Set problem
Retype nothing but the lines from the start of the material up to and including the line with "195, 286, 75];". Pictures don't belong in the copy.

Provided data

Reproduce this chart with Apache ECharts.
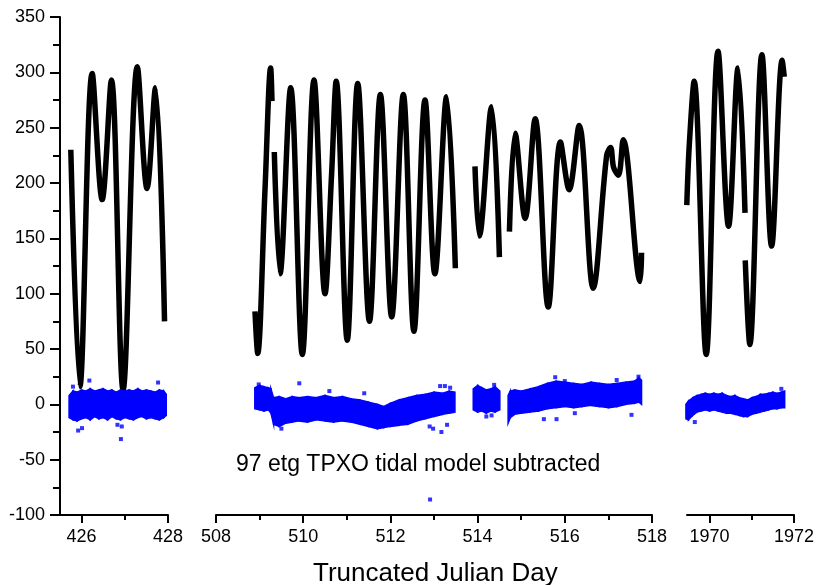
<!DOCTYPE html>
<html>
<head>
<meta charset="utf-8">
<script src="https://cdn.jsdelivr.net/npm/echarts@6/dist/echarts.min.js"></script>
<style>html,body{margin:0;padding:0;background:#fff}#c{width:817px;height:585px}</style>
</head>
<body>
<div id="c"></div>
<script>
// ---- axis ticks ----
const yMin = -100, yMax = 350, yStep = 50;
const seg1Labels = [426, 428], seg1Minor = [427];
const seg2Labels = [508, 510, 512, 514, 516, 518], seg2Minor = [509, 511, 513, 515, 517];
const seg3Labels = [1970, 1972], seg3Minor = [1971];
const seg1Range = [425.5, 428], seg2Range = [508, 518], seg3Range = [1969.465, 1972];

// ---- black: observed tide (null = data gap) ----
const tide1X = [425.75, 425.96, 426.245, 426.476, 426.69, 426.96, 427.29, 427.515, 427.71, 427.92];
const tide1Y = [230, 16, 299, 185, 293, 13, 305, 195, 286, 75];

const tide2X = [508.894, 508.956, 509.124, 509.254, 509.284, 509.31, 509.337, 509.468, 509.713, 509.98, 510.248, 510.5, 510.65, 510.757,
  511.01, 511.25, 511.52, 511.77, 512.03, 512.296, 512.54, 512.794, 513.02, 513.29, 513.49, 513.7,
  513.94, 514.04, 514.32, 514.5, 514.6, 514.73, 514.86, 515.09, 515.32, 515.62, 515.9, 516.1, 516.33, 516.65,
  516.96, 517.05, 517.12, 517.23, 517.34, 517.73, 517.76];
const tide2Y = [84, 46, 194, 304, 274, null, 228, 118, 286, 45, 293, 100, 207, 292,
  58, 290, 75, 280, 79, 280, 66, 275, 118, 278, 123, null,
  215, 152, 269, 133, null, 156, 245, 168, 258, 88, 237, 194, 252, 105,
  225, 232, 214, 207, 239, 111, 137];

const tide3X = [1969.46, 1969.52, 1969.635, 1969.92, 1970.2, 1970.45, 1970.675, 1970.84, 1970.842, 1970.845, 1970.953, 1971.24, 1971.47, 1971.72, 1971.77];
const tide3Y = [180, 235, 292, 45, 319, 161, 304, 173, null, 130, 54, 316, 143, 311, 296];

// ---- blue: residual after tidal model (band lower / upper edges) ----
const res1X = [425.71, 425.8, 425.9, 426.0, 426.1, 426.2, 426.3, 426.4, 426.5, 426.6, 426.7, 426.8, 426.9, 427.0, 427.1, 427.2, 427.3, 427.4, 427.5, 427.6, 427.7, 427.8, 427.9, 427.96];
const res1Hi = [8, 12, 11, 13, 12, 14, 12, 13, 14, 12, 13, 11, 13, 12, 13, 12, 14, 12, 13, 12, 11, 13, 12, 9];
const res1Lo = [-12, -14, -15, -13, -12, -14, -11, -13, -12, -14, -11, -13, -14, -12, -13, -14, -12, -11, -13, -12, -13, -14, -12, -10];

const res2aX = [508.89, 509.0, 509.1, 509.2, 509.26, 509.32, 509.45, 509.6, 509.75, 509.9, 510.1, 510.3, 510.5, 510.7, 510.9, 511.1, 511.3, 511.5, 511.7, 511.85, 512.0, 512.2, 512.4, 512.6, 512.8, 513.0, 513.2, 513.35, 513.48];
const res2aHi = [15, 17, 16, 15, 14, 6, 7, 5, 7, 6, 7, 6, 8, 6, 7, 5, 4, 2, 0, -2, 1, 4, 6, 8, 9, 11, 10, 12, 11];
const res2aLo = [-4, -5, -6, -5, -8, -18, -20, -17, -16, -15, -16, -14, -15, -16, -15, -16, -18, -20, -22, -21, -20, -19, -18, -15, -13, -11, -9, -8, -7];

const res2bX = [513.9, 514.0, 514.1, 514.2, 514.3, 514.4, 514.51];
const res2bHi = [14, 17, 15, 13, 14, 16, 12];
const res2bLo = [-5, -7, -6, -8, -6, -7, -5];

const res2cX = [514.70, 514.75, 514.85, 515.0, 515.2, 515.4, 515.6, 515.8, 516.0, 516.2, 516.4, 516.6, 516.8, 517.0, 517.2, 517.4, 517.6, 517.7, 517.76];
const res2cHi = [8, 12, 13, 12, 14, 16, 19, 21, 20, 19, 18, 20, 19, 18, 19, 20, 21, 24, 22];
const res2cLo = [-17, -12, -9, -8, -7, -6, -4, -3, -2, -3, -2, -1, -2, -3, -2, 0, 1, 2, 0];

const res3X = [1969.44, 1969.5, 1969.6, 1969.7, 1969.8, 1969.9, 1970.0, 1970.1, 1970.2, 1970.3, 1970.4, 1970.5, 1970.6, 1970.7, 1970.8, 1970.9, 1971.0, 1971.1, 1971.2, 1971.3, 1971.4, 1971.5, 1971.6, 1971.7, 1971.78];
const res3Hi = [0, 3, 6, 8, 9, 10, 9, 10, 9, 10, 8, 7, 8, 6, 5, 4, 6, 7, 9, 9, 10, 11, 10, 11, 12];
const res3Lo = [-13, -14, -10, -7, -6, -5, -6, -5, -6, -7, -8, -8, -9, -10, -11, -11, -9, -8, -7, -6, -5, -4, -4, -3, -3];

// ---- blue outliers ----
const out1X = [426.18, 427.77, 425.92, 426.01, 426.91, 426.83, 426.93, 425.8];
const out1Y = [21.5, 19.7, -23.7, -21.5, -31.4, -18.5, -20, 16];
const out2X = [509.91, 508.98, 513.14, 513.25, 513.37, 512.91, 512.9, 513.17, 513.3, 512.98, 515.78, 516.0, 514.38, 514.2, 514.32, 517.69, 516.23, 517.19, 515.81, 515.52, 517.53, 510.6, 511.4, 509.5];
const out2Y = [19, 18, 16.5, 16.5, 15, -86, -20, -25, -18.5, -22, 24.5, 21, 17.6, -11, -10, 25, -8, 22, -13.4, -13.4, -9.5, 12, 10, -22];
const out3X = [1969.65, 1971.7];
const out3Y = [-16, 14];

// ---- texts ----
const xTitle = 'Truncated Julian Day';
const note = '97 etg TPXO tidal model subtracted';

const FONT = 'Liberation Sans, Arial, sans-serif';
const zip = (xs, ys) => xs.map((x, i) => (ys[i] === null ? [x, null] : [x, ys[i]]));
const zip3 = (xs, lo, hi) => xs.map((x, i) => [x, lo[i], hi[i]]);

const grids = [
  { left: 60, top: 17, width: 108, height: 498 },
  { left: 216, top: 17, width: 436, height: 498 },
  { left: 687, top: 17, width: 109, height: 498 }
];
const ranges = [seg1Range, seg2Range, seg3Range];
const majors = [seg1Labels, seg2Labels, seg3Labels];
const minors = [seg1Minor, seg2Minor, seg3Minor];

const xAxes = [], yAxes = [];
for (let g = 0; g < 3; g++) {
  xAxes.push({
    type: 'value', gridIndex: g, position: 'bottom', min: ranges[g][0], max: ranges[g][1],
    axisLine: { show: true, onZero: false, lineStyle: { color: '#000', width: 2 } },
    axisTick: { show: true, customValues: majors[g], length: 8, lineStyle: { color: '#000', width: 2 } },
    axisLabel: { show: true, customValues: majors[g], color: '#000', fontSize: 18, fontFamily: FONT, margin: 13,
      formatter: v => String(v) },
    splitLine: { show: false }
  });
  xAxes.push({
    type: 'value', gridIndex: g, position: 'bottom', min: ranges[g][0], max: ranges[g][1],
    axisLine: { show: false, onZero: false },
    axisTick: { show: true, customValues: minors[g], length: 5, lineStyle: { color: '#000', width: 2 } },
    axisLabel: { show: false },
    splitLine: { show: false }
  });
  yAxes.push({
    type: 'value', gridIndex: g, min: yMin, max: yMax, interval: yStep,
    show: g === 0,
    axisLine: { show: true, lineStyle: { color: '#000', width: 2 } },
    axisTick: { show: true, length: 10, lineStyle: { color: '#000', width: 2 } },
    minorTick: { show: true, splitNumber: 2, length: 7, lineStyle: { color: '#000', width: 2 } },
    axisLabel: { color: '#000', fontSize: 18, fontFamily: FONT, margin: 15, formatter: v => String(v) },
    splitLine: { show: false }, minorSplitLine: { show: false }
  });
}

function tideSeries(g, xs, ys) {
  return {
    type: 'line', xAxisIndex: g * 2, yAxisIndex: g, data: zip(xs, ys),
    symbol: 'none', smooth: 0.35, connectNulls: false, silent: true,
    lineStyle: { color: '#000', width: 5.5 }, z: 2
  };
}
function bandSeries(g, xs, lo, hi) {
  return {
    type: 'custom', xAxisIndex: g * 2, yAxisIndex: g, data: zip3(xs, lo, hi), silent: true, z: 3,
    encode: { x: 0, y: [1, 2] },
    renderItem: function (params, api) {
      const i = params.dataIndexInside;
      if (i >= params.dataInsideLength - 1) return null;
      const x0 = api.value(0, i), l0 = api.value(1, i), h0 = api.value(2, i);
      const x1 = api.value(0, i + 1), l1 = api.value(1, i + 1), h1 = api.value(2, i + 1);
      const pts = [api.coord([x0, l0]), api.coord([x1, l1]), api.coord([x1, h1]), api.coord([x0, h0])];
      return { type: 'polygon', shape: { points: pts }, style: { fill: '#0000ff', stroke: '#0000ff', lineWidth: 1.5 } };
    }
  };
}
function outlierSeries(g, xs, ys) {
  return {
    type: 'scatter', xAxisIndex: g * 2, yAxisIndex: g, data: zip(xs, ys), silent: true,
    symbol: 'rect', symbolSize: 4, itemStyle: { color: '#0000ff' }, z: 4
  };
}

const option = {
  animation: false,
  backgroundColor: '#fff',
  grid: grids,
  xAxis: xAxes,
  yAxis: yAxes,
  series: [
    tideSeries(0, tide1X, tide1Y),
    tideSeries(1, tide2X, tide2Y),
    tideSeries(2, tide3X, tide3Y),
    bandSeries(0, res1X, res1Lo, res1Hi),
    bandSeries(1, res2aX, res2aLo, res2aHi),
    bandSeries(1, res2bX, res2bLo, res2bHi),
    bandSeries(1, res2cX, res2cLo, res2cHi),
    bandSeries(2, res3X, res3Lo, res3Hi),
    outlierSeries(0, out1X, out1Y),
    outlierSeries(1, out2X, out2Y),
    outlierSeries(2, out3X, out3Y)
  ],
  graphic: [
    { type: 'text', left: 236, top: 453, style: { text: note, fill: '#000', font: '23px ' + FONT } },
    { type: 'text', left: 313, top: 561, style: { text: xTitle, fill: '#000', font: '26px ' + FONT } }
  ]
};
const chart = echarts.init(document.getElementById('c'), null, { renderer: 'canvas' });
chart.setOption(option);
</script>
</body>
</html>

Solution to this problem
Reproduce this chart with Apache ECharts.
<!DOCTYPE html>
<html>
<head>
<meta charset="utf-8">
<script src="https://cdn.jsdelivr.net/npm/echarts@6/dist/echarts.min.js"></script>
<style>html,body{margin:0;padding:0;background:#fff}#c{width:817px;height:585px}</style>
</head>
<body>
<div id="c"></div>
<script>
// ---- axis ticks ----
const yMin = -100, yMax = 350, yStep = 50;
const seg1Labels = [426, 428], seg1Minor = [427];
const seg2Labels = [508, 510, 512, 514, 516, 518], seg2Minor = [509, 511, 513, 515, 517];
const seg3Labels = [1970, 1972], seg3Minor = [1971];
const seg1Range = [425.5, 428], seg2Range = [508, 518], seg3Range = [1969.465, 1972];

// ---- black: observed tide (null = data gap) ----
const tide1X = [425.75, 425.96, 426.245, 426.476, 426.69, 426.96, 427.29, 427.515, 427.71, 427.92];
const tide1Y = [230, 16, 299, 185, 293, 13, 305, 195, 286, 75];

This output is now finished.